Word for word, transcribe the lines below and drop the pictures.

> Material provided:
* Start *

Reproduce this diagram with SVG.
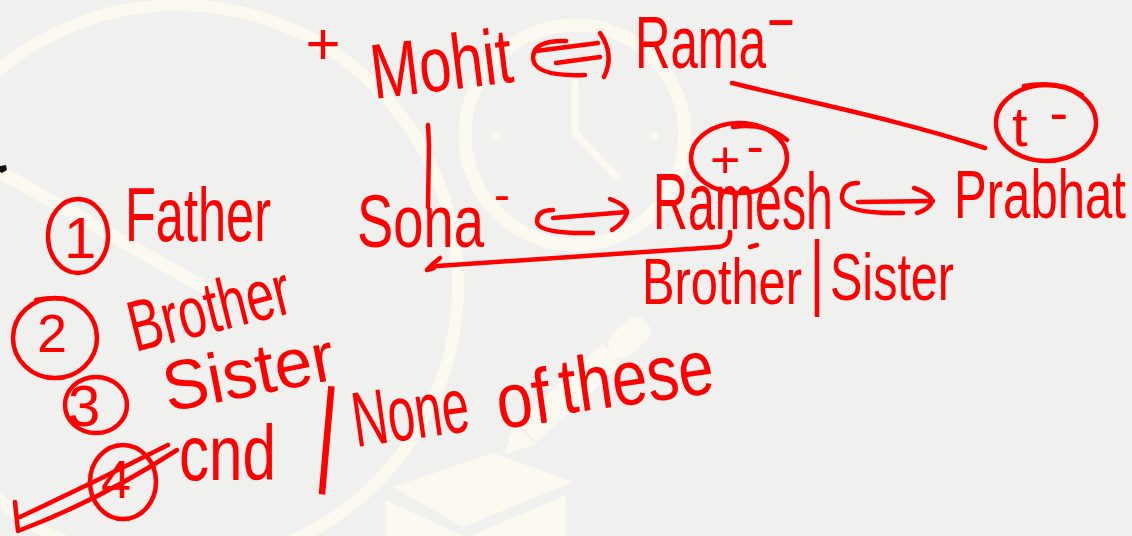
<svg xmlns="http://www.w3.org/2000/svg" width="1132" height="536" viewBox="0 0 1132 536">
  <style>
    .wm { fill: none; stroke: #fcf9f0; stroke-linecap: round; stroke-linejoin: round; }
    .wmf { fill: #fcf9f0; stroke: none; }
    .ink { fill: none; stroke: #ff0000; stroke-width: 4.5; stroke-linecap: round; stroke-linejoin: round; }
    .txt { fill: #ff0000; font-family: "Liberation Sans", Arial, sans-serif; }
  </style>
  <rect x="0" y="0" width="1132" height="536" fill="#f0f0ef"/>

  <!-- faint watermark -->
  <g id="watermark">
    <circle class="wm" cx="178" cy="285" r="280" stroke-width="12"/>
    <path class="wm" d="M 0 172 L 205 288" stroke-width="13"/>
    <circle class="wm" cx="575" cy="135" r="110" stroke-width="13"/>
    <circle class="wmf" cx="496" cy="136" r="4"/>
    <circle class="wmf" cx="655" cy="136" r="4"/>
    <path class="wm" d="M 575 82 L 575 133 L 617 177" stroke-width="7"/>
    <path class="wmf" d="M 505 454 L 514 424 L 536 444 Z"/>
    <path class="wm" d="M 527 432 L 612 354" stroke-width="28" style="stroke-linecap:butt"/>
    <path class="wm" d="M 622 344 L 636 331" stroke-width="28"/>
    <path class="wmf" d="M 393 487 L 493 453 L 573 482 L 463 527 Z"/>
    <path class="wmf" d="M 386 500 L 463 536 L 386 536 Z"/>
    <path class="wmf" d="M 470 536 L 566 495 L 566 536 Z"/>
  </g>

  <path d="M 0 166 L 6 165 L 7 170 L 2 173 L 0 172 Z" fill="#111"/>

  <!-- connectors -->
  <g id="connectors">
    <!-- Mohit <=> Rama -->
    <path class="ink" d="M 566 41 Q 533 40 533 58 Q 534 77 585 75"/>
    <path class="ink" d="M 536 51 L 598 43"/>
    <path class="ink" d="M 556 63 L 600 57"/>
    <path class="ink" d="M 600 33 Q 615 55 604 77"/>
    <!-- Rama to t- -->
    <path class="ink" d="M 732 83 C 800 100 900 120 985 148"/>
    <!-- Mohit to Sona -->
    <path class="ink" d="M 428 125 L 429 145 L 428 207"/>
    <!-- Sona <-> Ramesh -->
    <path class="ink" d="M 553 210 Q 537 210 537 222 Q 538 234 593 233"/>
    <path class="ink" d="M 553 218 L 627 212"/>
    <path class="ink" d="M 610 199 Q 627 205 627 213 Q 623 224 612 230"/>
    <!-- Ramesh <-> Prabhat -->
    <path class="ink" d="M 858 183 Q 842 183 842 198 Q 843 214 903 213"/>
    <path class="ink" d="M 858 202 L 933 201"/>
    <path class="ink" d="M 914 188 Q 932 194 932 202 Q 928 210 917 213"/>
    <!-- Ramesh back to Sona -->
    <path class="ink" d="M 730 232 Q 731 246 718 247 L 437 266" stroke-width="3"/>
    <path class="ink" d="M 440 258 Q 432 264 427 270 L 434 268" stroke-width="3"/>
    <path class="ink" d="M 750 247 L 757 245" stroke-width="3"/>
  </g>

  <g id="plus">
    <text class="txt" x="323" y="64" font-size="60" text-anchor="middle">+</text>
  </g>
  <g id="mohit">
    <text class="txt" x="374" y="99" font-size="78" textLength="142" lengthAdjust="spacingAndGlyphs" transform="rotate(-7 374 99)">Mohit</text>
  </g>
  <g id="rama">
    <text class="txt" x="635" y="68" font-size="74" textLength="131" lengthAdjust="spacingAndGlyphs">Rama</text>
    <text class="txt" x="766" y="33" font-size="40" font-weight="bold" textLength="30" lengthAdjust="spacingAndGlyphs">-</text>
  </g>
  <g id="sign-right">
    <ellipse class="ink" cx="1046" cy="123" rx="50" ry="38"/>
    <path class="ink" d="M 1024 86 Q 1060 80 1082 95"/>
    <text class="txt" x="1012" y="146" font-size="56">t<tspan dx="22" dy="-14">-</tspan></text>
  </g>
  <g id="sign-left">
    <ellipse class="ink" cx="739" cy="158" rx="48" ry="35"/>
    <path class="ink" d="M 733 127 Q 765 122 787 140"/>
    <text class="txt" x="710" y="178" font-size="52">+<tspan dx="6" dy="-14">-</tspan></text>
  </g>
  <g id="sona">
    <text class="txt" x="357" y="247" font-size="74" textLength="127" lengthAdjust="spacingAndGlyphs">Sona</text>
    <text class="txt" x="494" y="211" font-size="48">-</text>
  </g>
  <g id="ramesh">
    <text class="txt" x="653" y="229" font-size="80" textLength="180" lengthAdjust="spacingAndGlyphs">Ramesh</text>
  </g>
  <g id="prabhat">
    <text class="txt" x="954" y="218" font-size="68" textLength="172" lengthAdjust="spacingAndGlyphs">Prabhat</text>
  </g>
  <g id="answer">
    <text class="txt" x="642" y="304" font-size="64" textLength="160" lengthAdjust="spacingAndGlyphs">Brother</text>
    <text class="txt" font-size="56" text-anchor="middle" transform="translate(817 300) scale(1 1.5)">|</text>
    <text class="txt" x="830" y="300" font-size="66" textLength="124" lengthAdjust="spacingAndGlyphs">Sister</text>
  </g>

  <g id="option1">
    <ellipse class="ink" cx="78" cy="236" rx="30" ry="37"/>
    <text class="txt" x="64" y="258" font-size="58">1</text>
    <text class="txt" x="125" y="241" font-size="76" textLength="146" lengthAdjust="spacingAndGlyphs">Father</text>
  </g>
  <g id="option2">
    <ellipse class="ink" cx="55" cy="338" rx="42" ry="40"/>
    <path class="ink" d="M 36 300 Q 50 297 65 299"/>
    <text class="txt" x="37" y="352" font-size="54">2</text>
    <text class="txt" x="135" y="352" font-size="72" textLength="165" lengthAdjust="spacingAndGlyphs" transform="rotate(-14 135 352)">Brother</text>
  </g>
  <g id="option3">
    <ellipse class="ink" cx="96" cy="405" rx="31" ry="28"/>
    <text class="txt" x="68" y="426" font-size="58">3</text>
    <text class="txt" x="168" y="412" font-size="70" textLength="173" lengthAdjust="spacingAndGlyphs" transform="rotate(-11 168 412)">Sister</text>
  </g>
  <g id="option4">
    <ellipse class="ink" cx="123" cy="482" rx="33" ry="37"/>
    <text class="txt" x="101" y="498" font-size="54">4</text>
    <path class="ink" d="M 15 502 L 18 531 Q 100 500 177 450"/>
    <path class="ink" d="M 20 517 Q 95 482 168 445"/>
    <text class="txt" x="179" y="480" font-size="78" textLength="97" lengthAdjust="spacingAndGlyphs">cnd</text>
    <text class="txt" font-size="80" text-anchor="middle" transform="translate(324 470) rotate(5) scale(1 1.45)">|</text>
    <text class="txt" x="356" y="447" font-size="78" textLength="117" lengthAdjust="spacingAndGlyphs" transform="rotate(-8 356 447)">None</text>
    <text class="txt" x="500" y="429" font-size="78" textLength="54" lengthAdjust="spacingAndGlyphs" transform="rotate(-8 500 429)">of</text>
    <text class="txt" x="563" y="414" font-size="78" textLength="155" lengthAdjust="spacingAndGlyphs" transform="rotate(-8 563 414)">these</text>
  </g>
</svg>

* End *

> Written response:
Reproduce this diagram with SVG.
<svg xmlns="http://www.w3.org/2000/svg" width="1132" height="536" viewBox="0 0 1132 536">
  <style>
    .wm { fill: none; stroke: #fcf9f0; stroke-linecap: round; stroke-linejoin: round; }
    .wmf { fill: #fcf9f0; stroke: none; }
    .ink { fill: none; stroke: #ff0000; stroke-width: 4.5; stroke-linecap: round; stroke-linejoin: round; }
    .txt { fill: #ff0000; font-family: "Liberation Sans", Arial, sans-serif; }
  </style>
  <rect x="0" y="0" width="1132" height="536" fill="#f0f0ef"/>

  <!-- faint watermark -->
  <g id="watermark">
    <circle class="wm" cx="178" cy="285" r="280" stroke-width="12"/>
    <path class="wm" d="M 0 172 L 205 288" stroke-width="13"/>
    <circle class="wm" cx="575" cy="135" r="110" stroke-width="13"/>
    <circle class="wmf" cx="496" cy="136" r="4"/>
    <circle class="wmf" cx="655" cy="136" r="4"/>
    <path class="wm" d="M 575 82 L 575 133 L 617 177" stroke-width="7"/>
    <path class="wmf" d="M 505 454 L 514 424 L 536 444 Z"/>
    <path class="wm" d="M 527 432 L 612 354" stroke-width="28" style="stroke-linecap:butt"/>
    <path class="wm" d="M 622 344 L 636 331" stroke-width="28"/>
    <path class="wmf" d="M 393 487 L 493 453 L 573 482 L 463 527 Z"/>
    <path class="wmf" d="M 386 500 L 463 536 L 386 536 Z"/>
    <path class="wmf" d="M 470 536 L 566 495 L 566 536 Z"/>
  </g>

  <path d="M 0 166 L 6 165 L 7 170 L 2 173 L 0 172 Z" fill="#111"/>

  <!-- connectors -->
  <g id="connectors">
    <!-- Mohit <=> Rama -->
    <path class="ink" d="M 566 41 Q 533 40 533 58 Q 534 77 585 75"/>
    <path class="ink" d="M 536 51 L 598 43"/>
    <path class="ink" d="M 556 63 L 600 57"/>
    <path class="ink" d="M 600 33 Q 615 55 604 77"/>
    <!-- Rama to t- -->
    <path class="ink" d="M 732 83 C 800 100 900 120 985 148"/>
    <!-- Mohit to Sona -->
    <path class="ink" d="M 428 125 L 429 145 L 428 207"/>
    <!-- Sona <-> Ramesh -->
    <path class="ink" d="M 553 210 Q 537 210 537 222 Q 538 234 593 233"/>
    <path class="ink" d="M 553 218 L 627 212"/>
    <path class="ink" d="M 610 199 Q 627 205 627 213 Q 623 224 612 230"/>
    <!-- Ramesh <-> Prabhat -->
    <path class="ink" d="M 858 183 Q 842 183 842 198 Q 843 214 903 213"/>
    <path class="ink" d="M 858 202 L 933 201"/>
    <path class="ink" d="M 914 188 Q 932 194 932 202 Q 928 210 917 213"/>
    <!-- Ramesh back to Sona -->
    <path class="ink" d="M 730 232 Q 731 246 718 247 L 437 266" stroke-width="3"/>
    <path class="ink" d="M 440 258 Q 432 264 427 270 L 434 268" stroke-width="3"/>
    <path class="ink" d="M 750 247 L 757 245" stroke-width="3"/>
  </g>

  <g id="plus">
    <text class="txt" x="323" y="64" font-size="60" text-anchor="middle">+</text>
  </g>
  <g id="mohit">
    <text class="txt" x="374" y="99" font-size="78" textLength="142" lengthAdjust="spacingAndGlyphs" transform="rotate(-7 374 99)">Mohit</text>
  </g>
  <g id="rama">
    <text class="txt" x="635" y="68" font-size="74" textLength="131" lengthAdjust="spacingAndGlyphs">Rama</text>
    <text class="txt" x="766" y="33" font-size="40" font-weight="bold" textLength="30" lengthAdjust="spacingAndGlyphs">-</text>
  </g>
  <g id="sign-right">
    <ellipse class="ink" cx="1046" cy="123" rx="50" ry="38"/>
    <path class="ink" d="M 1024 86 Q 1060 80 1082 95"/>
    <text class="txt" x="1012" y="146" font-size="56">t<tspan dx="22" dy="-14">-</tspan></text>
  </g>
  <g id="sign-left">
    <ellipse class="ink" cx="739" cy="158" rx="48" ry="35"/>
    <path class="ink" d="M 733 127 Q 765 122 787 140"/>
    <text class="txt" x="710" y="178" font-size="52">+<tspan dx="6" dy="-14">-</tspan></text>
  </g>
  <g id="sona">
    <text class="txt" x="357" y="247" font-size="74" textLength="127" lengthAdjust="spacingAndGlyphs">Sona</text>
    <text class="txt" x="494" y="211" font-size="48">-</text>
  </g>
  <g id="ramesh">
    <text class="txt" x="653" y="229" font-size="80" textLength="180" lengthAdjust="spacingAndGlyphs">Ramesh</text>
  </g>
  <g id="prabhat">
    <text class="txt" x="954" y="218" font-size="68" textLength="172" lengthAdjust="spacingAndGlyphs">Prabhat</text>
  </g>
  <g id="answer">
    <text class="txt" x="642" y="304" font-size="64" textLength="160" lengthAdjust="spacingAndGlyphs">Brother</text>
    <text class="txt" font-size="56" text-anchor="middle" transform="translate(817 300) scale(1 1.5)">|</text>
    <text class="txt" x="830" y="300" font-size="66" textLength="124" lengthAdjust="spacingAndGlyphs">Sister</text>
  </g>

  <g id="option1">
    <ellipse class="ink" cx="78" cy="236" rx="30" ry="37"/>
    <text class="txt" x="64" y="258" font-size="58">1</text>
    <text class="txt" x="125" y="241" font-size="76" textLength="146" lengthAdjust="spacingAndGlyphs">Father</text>
  </g>
  <g id="option2">
    <ellipse class="ink" cx="55" cy="338" rx="42" ry="40"/>
    <path class="ink" d="M 36 300 Q 50 297 65 299"/>
    <text class="txt" x="37" y="352" font-size="54">2</text>
    <text class="txt" x="135" y="352" font-size="72" textLength="165" lengthAdjust="spacingAndGlyphs" transform="rotate(-14 135 352)">Brother</text>
  </g>
  <g id="option3">
    <ellipse class="ink" cx="96" cy="405" rx="31" ry="28"/>
    <text class="txt" x="68" y="426" font-size="58">3</text>
    <text class="txt" x="168" y="412" font-size="70" textLength="173" lengthAdjust="spacingAndGlyphs" transform="rotate(-11 168 412)">Sister</text>
  </g>
  <g id="option4">
    <ellipse class="ink" cx="123" cy="482" rx="33" ry="37"/>
    <text class="txt" x="101" y="498" font-size="54">4</text>
    <path class="ink" d="M 15 502 L 18 531 Q 100 500 177 450"/>
    <path class="ink" d="M 20 517 Q 95 482 168 445"/>
    <text class="txt" x="179" y="480" font-size="78" textLength="97" lengthAdjust="spacingAndGlyphs">cnd</text>
    <text class="txt" font-size="80" text-anchor="middle" transform="translate(324 470) rotate(5) scale(1 1.45)">|</text>
    <text class="txt" x="356" y="447" font-size="78" textLength="117" lengthAdjust="spacingAndGlyphs" transform="rotate(-8 356 447)">None</text>
    <text class="txt" x="500" y="429" font-size="78" textLength="54" lengthAdjust="spacingAndGlyphs" transform="rotate(-8 500 429)">of</text>
    <text class="txt" x="563" y="414" font-size="78" textLength="155" lengthAdjust="spacingAndGlyphs" transform="rotate(-8 563 414)">these</text>
  </g>
</svg>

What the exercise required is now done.